After the old mill fell into disrepair, Richard Fowler (1818 – 1892) & Sarah (Wells) Fowler (1816 – 1903) owned a saw mill on Bacon Run on the southwest side of the town’s main intersection. A post office was established in 1858 by John Sicker (1819 – 1900) who lived on the north side of SR 541 west of the intersection. William Fowler (1857 – 1929) & Nora (Criswell) Fowler (1861 – 1943) had a house across the street from John & were the first residents to run the general store at the post office. Bacon’s post office closed in 1906. The store was sold a few times & its last know proprietors were Fletcher Duling (1849 – 1929) & Mary Jane Duling (1851 – 1935) who purchased it in 1907. The town also had a church & school.
There’s no historical evidence to support the legend of Mary Stockum, but what a tale it is! As the most widely told version of the story goes, one of Mary’s children was born handicapped. Her husband couldn’t stand it, killed the child, & was subsequently hung by the townspeople for his actions. Mary went crazy & began poisoning the rest of their children. As more of them died from the continual poisoning, the townspeople figured the causes of death out & burned Mary at the stake for being a witch. More of the children died after Mary was killed, so the townspeople dug her up & cut off her head, burying it on the other side of the cemetery from the rest of her body. Similar instances of digging up & beheading deceased people accused of witchcraft have been proven to be historically true in other places in the country, but not in this case.
There were several women in the family named Mary Stockum over the generations & none of their death dates & their husband’s accompanying death dates coincide with the story. On top of that, there’s no newspaper articles or stories in the county’s history books that make any mention of the tale. However, the legend has been passed down by local residents, at least over the last several decades, & the cemetery is widely reported to be haunted. Some of the ghost story witnesses are very convincing & adamant about their experiences. Unfortunately, the subject has led to a massive amount of destruction & desecration of the cemetery.

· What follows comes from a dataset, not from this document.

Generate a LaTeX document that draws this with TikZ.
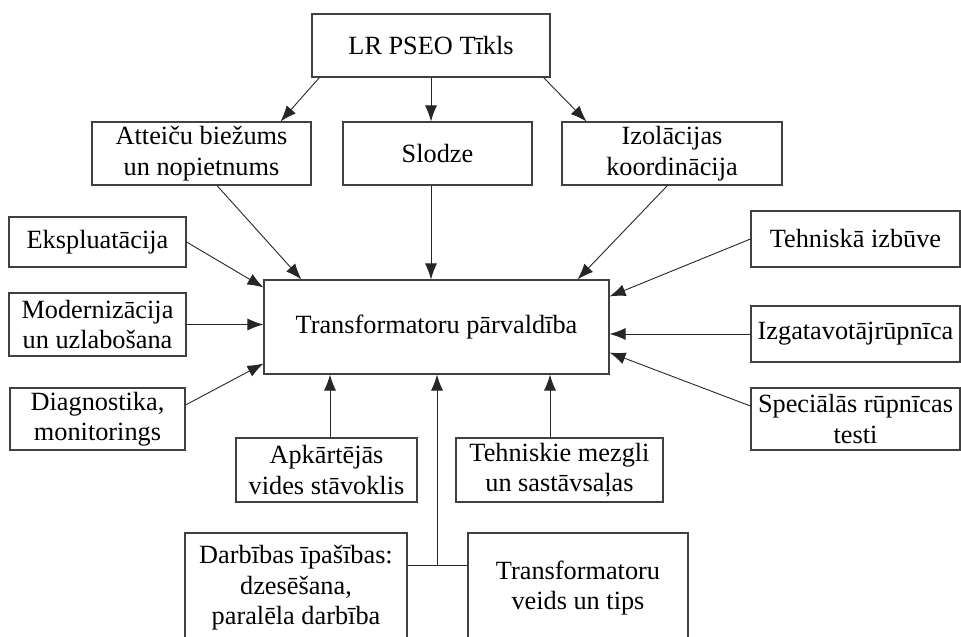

Stockum Cemetery, also known as Saint Johns Lutheran Church Cemetery, is on an unnamed dirt road off of County Rd 123. From SR 541, turn south onto County Rd 123 & go 1 & 1/2 miles to take the left fork in the road to the cemetery. The earliest known owners of the land were German immigrants Johann Stockum (1784 – 1867) & Eva Marie (Kabel) Stockum (1795 – 1874) who arrived in 1836. Following the passing of the property down through the family, the next owners were Christopher Stockum (1816 – 1878) & Mary Anne (Lutz) (a.k.a. Anna Mary) Stockum (1820 – 1863). Then it went to Jacob Stockum (1851 – 1917) & Nancy (Burden) Stockum (1853 – 1939). The last owner we found was Walter C. Stockum in the 1955 county atlas.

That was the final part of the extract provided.